RECORDS FOR PROCESSING ->
━━━━━━━━

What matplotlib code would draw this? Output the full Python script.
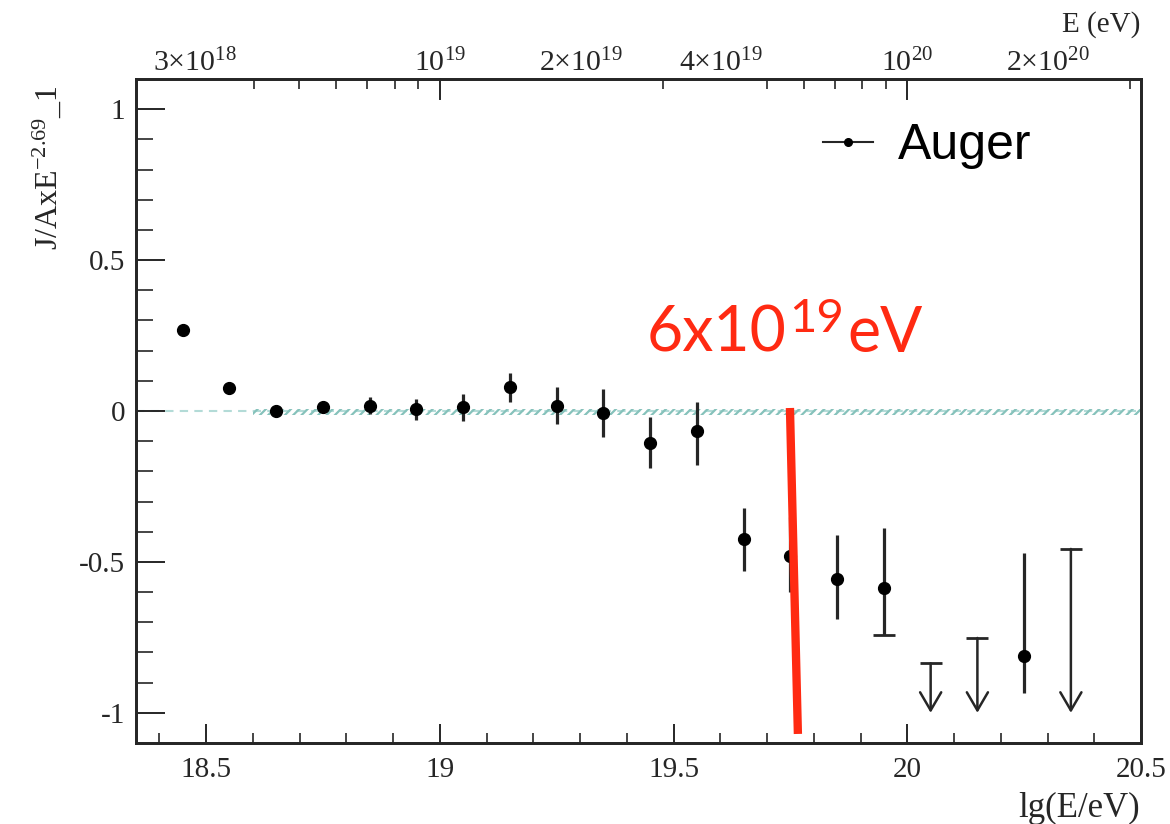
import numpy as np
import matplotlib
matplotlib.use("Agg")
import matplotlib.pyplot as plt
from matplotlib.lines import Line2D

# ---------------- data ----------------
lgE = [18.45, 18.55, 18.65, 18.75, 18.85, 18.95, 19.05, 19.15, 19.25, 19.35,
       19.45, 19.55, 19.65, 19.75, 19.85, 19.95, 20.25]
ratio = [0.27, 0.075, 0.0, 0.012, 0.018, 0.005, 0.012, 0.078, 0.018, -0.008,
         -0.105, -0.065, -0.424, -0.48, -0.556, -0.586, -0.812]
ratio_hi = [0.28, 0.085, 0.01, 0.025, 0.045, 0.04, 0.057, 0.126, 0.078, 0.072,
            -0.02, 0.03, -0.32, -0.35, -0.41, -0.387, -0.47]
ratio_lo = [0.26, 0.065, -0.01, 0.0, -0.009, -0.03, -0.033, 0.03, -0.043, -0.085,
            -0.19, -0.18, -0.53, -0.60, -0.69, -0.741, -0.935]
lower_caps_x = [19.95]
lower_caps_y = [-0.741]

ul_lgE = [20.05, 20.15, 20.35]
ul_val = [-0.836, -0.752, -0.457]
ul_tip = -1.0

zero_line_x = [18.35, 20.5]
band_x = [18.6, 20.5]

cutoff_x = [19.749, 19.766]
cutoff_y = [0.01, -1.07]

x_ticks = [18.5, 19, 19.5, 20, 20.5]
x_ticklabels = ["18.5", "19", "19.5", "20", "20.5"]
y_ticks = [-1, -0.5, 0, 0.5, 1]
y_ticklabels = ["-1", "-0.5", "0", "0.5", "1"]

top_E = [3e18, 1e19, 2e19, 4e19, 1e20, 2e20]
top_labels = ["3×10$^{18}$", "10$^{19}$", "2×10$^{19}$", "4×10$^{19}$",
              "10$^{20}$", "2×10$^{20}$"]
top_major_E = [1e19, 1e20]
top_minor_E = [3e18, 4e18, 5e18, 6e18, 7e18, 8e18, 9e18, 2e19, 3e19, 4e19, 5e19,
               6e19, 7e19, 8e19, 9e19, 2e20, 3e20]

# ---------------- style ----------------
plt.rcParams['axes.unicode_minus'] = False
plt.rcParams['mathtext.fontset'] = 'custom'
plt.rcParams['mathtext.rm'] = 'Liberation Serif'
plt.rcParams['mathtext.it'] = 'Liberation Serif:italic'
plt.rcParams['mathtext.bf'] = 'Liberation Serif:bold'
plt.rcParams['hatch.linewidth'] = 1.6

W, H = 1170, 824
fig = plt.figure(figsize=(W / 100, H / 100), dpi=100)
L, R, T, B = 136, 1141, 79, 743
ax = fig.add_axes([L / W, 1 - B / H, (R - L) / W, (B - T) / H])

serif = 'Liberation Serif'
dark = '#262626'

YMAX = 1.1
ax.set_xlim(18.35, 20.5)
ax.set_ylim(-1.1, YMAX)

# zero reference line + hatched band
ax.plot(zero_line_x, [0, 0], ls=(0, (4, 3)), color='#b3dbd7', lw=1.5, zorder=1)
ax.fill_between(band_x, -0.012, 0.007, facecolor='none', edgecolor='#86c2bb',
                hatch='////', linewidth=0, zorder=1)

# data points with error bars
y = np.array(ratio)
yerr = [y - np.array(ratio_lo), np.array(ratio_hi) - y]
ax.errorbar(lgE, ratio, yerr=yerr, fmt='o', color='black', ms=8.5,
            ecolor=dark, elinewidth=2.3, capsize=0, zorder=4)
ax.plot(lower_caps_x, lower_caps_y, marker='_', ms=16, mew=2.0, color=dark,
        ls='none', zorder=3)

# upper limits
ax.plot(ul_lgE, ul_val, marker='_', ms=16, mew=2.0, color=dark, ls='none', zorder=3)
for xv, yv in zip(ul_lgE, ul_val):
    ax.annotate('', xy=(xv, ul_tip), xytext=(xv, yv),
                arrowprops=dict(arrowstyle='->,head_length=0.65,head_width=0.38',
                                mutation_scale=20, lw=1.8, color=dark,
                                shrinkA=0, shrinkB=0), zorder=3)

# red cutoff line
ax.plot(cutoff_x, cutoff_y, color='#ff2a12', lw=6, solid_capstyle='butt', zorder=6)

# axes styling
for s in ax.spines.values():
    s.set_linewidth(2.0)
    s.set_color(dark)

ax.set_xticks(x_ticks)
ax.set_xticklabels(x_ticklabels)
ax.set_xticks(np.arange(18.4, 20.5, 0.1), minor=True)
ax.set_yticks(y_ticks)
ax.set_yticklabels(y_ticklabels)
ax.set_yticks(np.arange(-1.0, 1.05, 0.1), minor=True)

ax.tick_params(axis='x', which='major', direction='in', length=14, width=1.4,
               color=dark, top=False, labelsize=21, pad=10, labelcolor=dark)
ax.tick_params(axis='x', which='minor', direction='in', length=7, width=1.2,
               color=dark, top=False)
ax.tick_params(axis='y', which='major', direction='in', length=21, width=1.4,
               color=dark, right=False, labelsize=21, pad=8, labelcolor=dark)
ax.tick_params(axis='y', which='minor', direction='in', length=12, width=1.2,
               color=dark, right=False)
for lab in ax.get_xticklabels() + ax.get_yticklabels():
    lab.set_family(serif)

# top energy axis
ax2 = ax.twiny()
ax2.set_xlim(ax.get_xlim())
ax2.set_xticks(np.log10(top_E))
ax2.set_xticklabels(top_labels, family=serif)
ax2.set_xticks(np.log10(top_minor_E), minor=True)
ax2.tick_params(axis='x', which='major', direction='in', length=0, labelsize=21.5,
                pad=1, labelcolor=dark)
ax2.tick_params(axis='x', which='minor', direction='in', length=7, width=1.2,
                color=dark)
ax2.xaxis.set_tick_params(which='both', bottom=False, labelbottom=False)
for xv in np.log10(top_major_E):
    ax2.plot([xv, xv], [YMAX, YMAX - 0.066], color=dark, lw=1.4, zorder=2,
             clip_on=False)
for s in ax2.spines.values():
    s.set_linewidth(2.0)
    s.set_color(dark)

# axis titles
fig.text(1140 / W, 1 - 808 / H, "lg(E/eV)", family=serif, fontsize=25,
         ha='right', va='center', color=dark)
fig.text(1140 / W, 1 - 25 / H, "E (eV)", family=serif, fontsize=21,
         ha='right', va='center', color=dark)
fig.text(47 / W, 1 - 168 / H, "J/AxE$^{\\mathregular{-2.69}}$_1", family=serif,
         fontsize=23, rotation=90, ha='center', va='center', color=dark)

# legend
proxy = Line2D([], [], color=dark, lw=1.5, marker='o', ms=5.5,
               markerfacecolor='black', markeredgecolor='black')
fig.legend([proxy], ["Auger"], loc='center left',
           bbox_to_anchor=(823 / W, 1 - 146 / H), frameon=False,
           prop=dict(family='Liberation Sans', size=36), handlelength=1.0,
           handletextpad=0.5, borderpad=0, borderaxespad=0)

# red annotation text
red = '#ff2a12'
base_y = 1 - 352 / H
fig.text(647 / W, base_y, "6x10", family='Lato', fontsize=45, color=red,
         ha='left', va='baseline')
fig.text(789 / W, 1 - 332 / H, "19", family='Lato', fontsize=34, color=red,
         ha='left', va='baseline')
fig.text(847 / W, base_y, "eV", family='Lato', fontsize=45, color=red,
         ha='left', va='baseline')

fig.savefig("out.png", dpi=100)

━━━━━━━━

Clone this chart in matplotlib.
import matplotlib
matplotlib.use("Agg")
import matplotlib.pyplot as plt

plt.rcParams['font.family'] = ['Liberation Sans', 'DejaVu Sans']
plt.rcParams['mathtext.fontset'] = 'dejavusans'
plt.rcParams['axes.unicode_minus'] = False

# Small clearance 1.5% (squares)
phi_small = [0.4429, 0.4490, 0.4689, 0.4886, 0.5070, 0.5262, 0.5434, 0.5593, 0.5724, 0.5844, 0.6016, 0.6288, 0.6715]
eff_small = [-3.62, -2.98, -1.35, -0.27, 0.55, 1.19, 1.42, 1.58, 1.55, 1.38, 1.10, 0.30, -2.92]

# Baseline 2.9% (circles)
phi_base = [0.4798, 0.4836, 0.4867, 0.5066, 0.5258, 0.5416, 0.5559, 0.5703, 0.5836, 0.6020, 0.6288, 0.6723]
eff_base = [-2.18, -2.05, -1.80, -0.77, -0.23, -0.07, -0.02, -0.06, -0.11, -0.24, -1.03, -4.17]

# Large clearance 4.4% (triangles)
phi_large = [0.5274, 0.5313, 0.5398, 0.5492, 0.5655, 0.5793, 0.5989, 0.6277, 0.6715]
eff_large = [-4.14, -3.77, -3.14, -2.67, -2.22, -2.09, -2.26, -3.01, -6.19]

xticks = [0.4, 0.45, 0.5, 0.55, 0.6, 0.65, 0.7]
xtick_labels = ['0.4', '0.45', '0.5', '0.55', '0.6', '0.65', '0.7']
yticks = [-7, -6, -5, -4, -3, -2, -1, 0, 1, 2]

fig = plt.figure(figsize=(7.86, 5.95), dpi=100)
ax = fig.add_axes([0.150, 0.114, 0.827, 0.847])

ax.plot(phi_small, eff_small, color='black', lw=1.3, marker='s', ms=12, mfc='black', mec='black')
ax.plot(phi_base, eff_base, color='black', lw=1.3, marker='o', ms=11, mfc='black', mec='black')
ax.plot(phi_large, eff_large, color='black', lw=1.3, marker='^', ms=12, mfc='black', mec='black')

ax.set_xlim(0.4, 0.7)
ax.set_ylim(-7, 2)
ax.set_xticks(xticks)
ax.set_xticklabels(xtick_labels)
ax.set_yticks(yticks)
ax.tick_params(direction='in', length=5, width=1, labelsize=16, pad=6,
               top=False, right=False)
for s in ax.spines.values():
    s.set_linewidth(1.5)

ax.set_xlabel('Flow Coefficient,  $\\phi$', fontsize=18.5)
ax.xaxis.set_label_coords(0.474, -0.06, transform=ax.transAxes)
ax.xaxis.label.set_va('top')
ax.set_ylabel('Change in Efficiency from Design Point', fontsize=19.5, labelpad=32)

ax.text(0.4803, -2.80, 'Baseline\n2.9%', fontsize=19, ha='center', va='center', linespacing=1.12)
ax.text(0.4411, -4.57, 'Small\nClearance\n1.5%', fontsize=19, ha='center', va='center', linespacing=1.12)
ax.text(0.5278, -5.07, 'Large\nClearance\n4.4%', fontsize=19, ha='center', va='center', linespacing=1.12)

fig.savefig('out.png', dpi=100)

━━━━━━━━

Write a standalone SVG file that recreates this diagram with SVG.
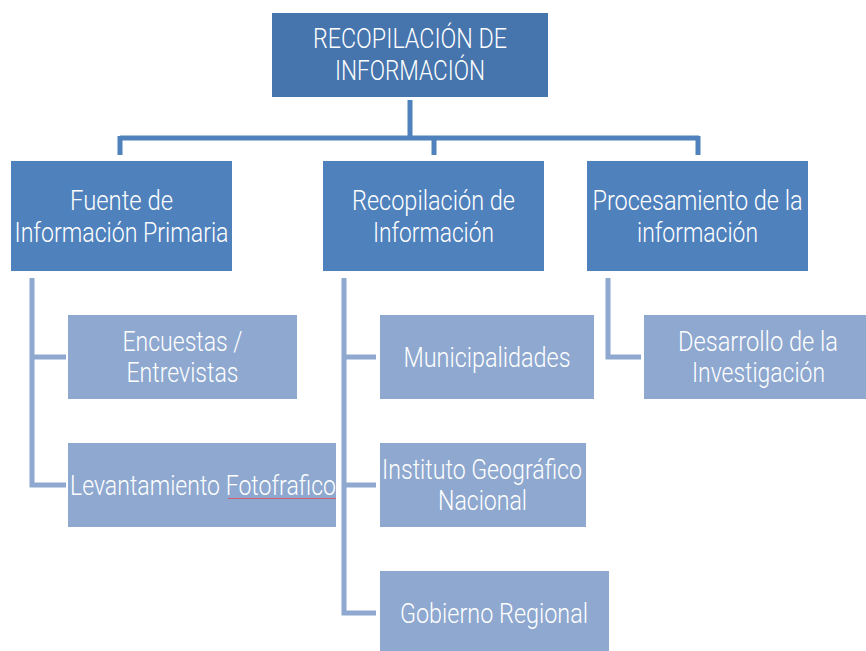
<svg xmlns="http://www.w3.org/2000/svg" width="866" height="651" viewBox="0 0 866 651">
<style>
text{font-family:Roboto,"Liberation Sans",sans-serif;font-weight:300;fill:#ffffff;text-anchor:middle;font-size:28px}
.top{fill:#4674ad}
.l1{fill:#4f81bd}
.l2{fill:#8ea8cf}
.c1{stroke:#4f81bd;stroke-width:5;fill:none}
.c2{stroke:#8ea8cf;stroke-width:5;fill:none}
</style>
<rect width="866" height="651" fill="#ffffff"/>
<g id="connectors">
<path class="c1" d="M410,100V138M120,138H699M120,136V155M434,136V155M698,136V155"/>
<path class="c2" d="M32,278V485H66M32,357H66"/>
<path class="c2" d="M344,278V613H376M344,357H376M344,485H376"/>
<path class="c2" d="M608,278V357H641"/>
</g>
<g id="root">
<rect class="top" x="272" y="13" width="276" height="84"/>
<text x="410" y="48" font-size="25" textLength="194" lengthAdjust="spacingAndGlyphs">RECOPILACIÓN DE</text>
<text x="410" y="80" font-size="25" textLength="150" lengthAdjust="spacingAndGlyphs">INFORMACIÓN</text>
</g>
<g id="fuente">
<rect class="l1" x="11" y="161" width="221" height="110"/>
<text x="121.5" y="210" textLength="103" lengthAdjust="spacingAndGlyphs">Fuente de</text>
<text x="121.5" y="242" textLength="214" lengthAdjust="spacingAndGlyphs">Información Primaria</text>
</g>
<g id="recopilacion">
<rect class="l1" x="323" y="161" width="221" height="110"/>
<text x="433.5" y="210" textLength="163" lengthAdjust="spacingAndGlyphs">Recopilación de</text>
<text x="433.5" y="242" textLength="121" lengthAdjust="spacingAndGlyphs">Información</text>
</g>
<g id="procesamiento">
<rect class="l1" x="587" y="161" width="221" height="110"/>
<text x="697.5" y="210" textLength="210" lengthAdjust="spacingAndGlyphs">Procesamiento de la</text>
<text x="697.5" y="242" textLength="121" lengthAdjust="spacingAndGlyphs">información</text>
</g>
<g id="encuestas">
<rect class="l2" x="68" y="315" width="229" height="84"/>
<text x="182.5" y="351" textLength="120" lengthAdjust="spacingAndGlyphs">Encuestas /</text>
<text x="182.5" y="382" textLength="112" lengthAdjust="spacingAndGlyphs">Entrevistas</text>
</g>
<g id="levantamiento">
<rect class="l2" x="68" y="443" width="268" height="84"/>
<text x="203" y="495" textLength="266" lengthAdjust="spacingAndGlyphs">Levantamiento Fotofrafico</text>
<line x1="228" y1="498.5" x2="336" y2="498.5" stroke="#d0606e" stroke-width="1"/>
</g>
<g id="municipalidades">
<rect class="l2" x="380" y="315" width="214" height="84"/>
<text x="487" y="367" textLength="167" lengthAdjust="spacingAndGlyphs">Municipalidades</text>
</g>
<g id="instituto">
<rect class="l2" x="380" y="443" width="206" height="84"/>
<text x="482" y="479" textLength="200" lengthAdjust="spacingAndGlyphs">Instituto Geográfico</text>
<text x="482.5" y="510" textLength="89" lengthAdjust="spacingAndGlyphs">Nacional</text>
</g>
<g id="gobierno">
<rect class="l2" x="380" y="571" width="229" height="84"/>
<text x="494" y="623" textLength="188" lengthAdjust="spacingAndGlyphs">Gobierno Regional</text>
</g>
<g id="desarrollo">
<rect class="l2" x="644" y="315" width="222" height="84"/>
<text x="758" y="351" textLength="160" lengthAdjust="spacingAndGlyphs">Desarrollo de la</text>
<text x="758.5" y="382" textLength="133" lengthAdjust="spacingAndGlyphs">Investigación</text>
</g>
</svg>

━━━━━━━━

SET EXERCISE ->
In the listing above, find the line with "What matplotlib code" and the line with "from matplotlib.lines import Line2D". Copy exactly those lines and all between them, minus the images.

TASK OUTPUT ->
What matplotlib code would draw this? Output the full Python script.
import numpy as np
import matplotlib
matplotlib.use("Agg")
import matplotlib.pyplot as plt
from matplotlib.lines import Line2D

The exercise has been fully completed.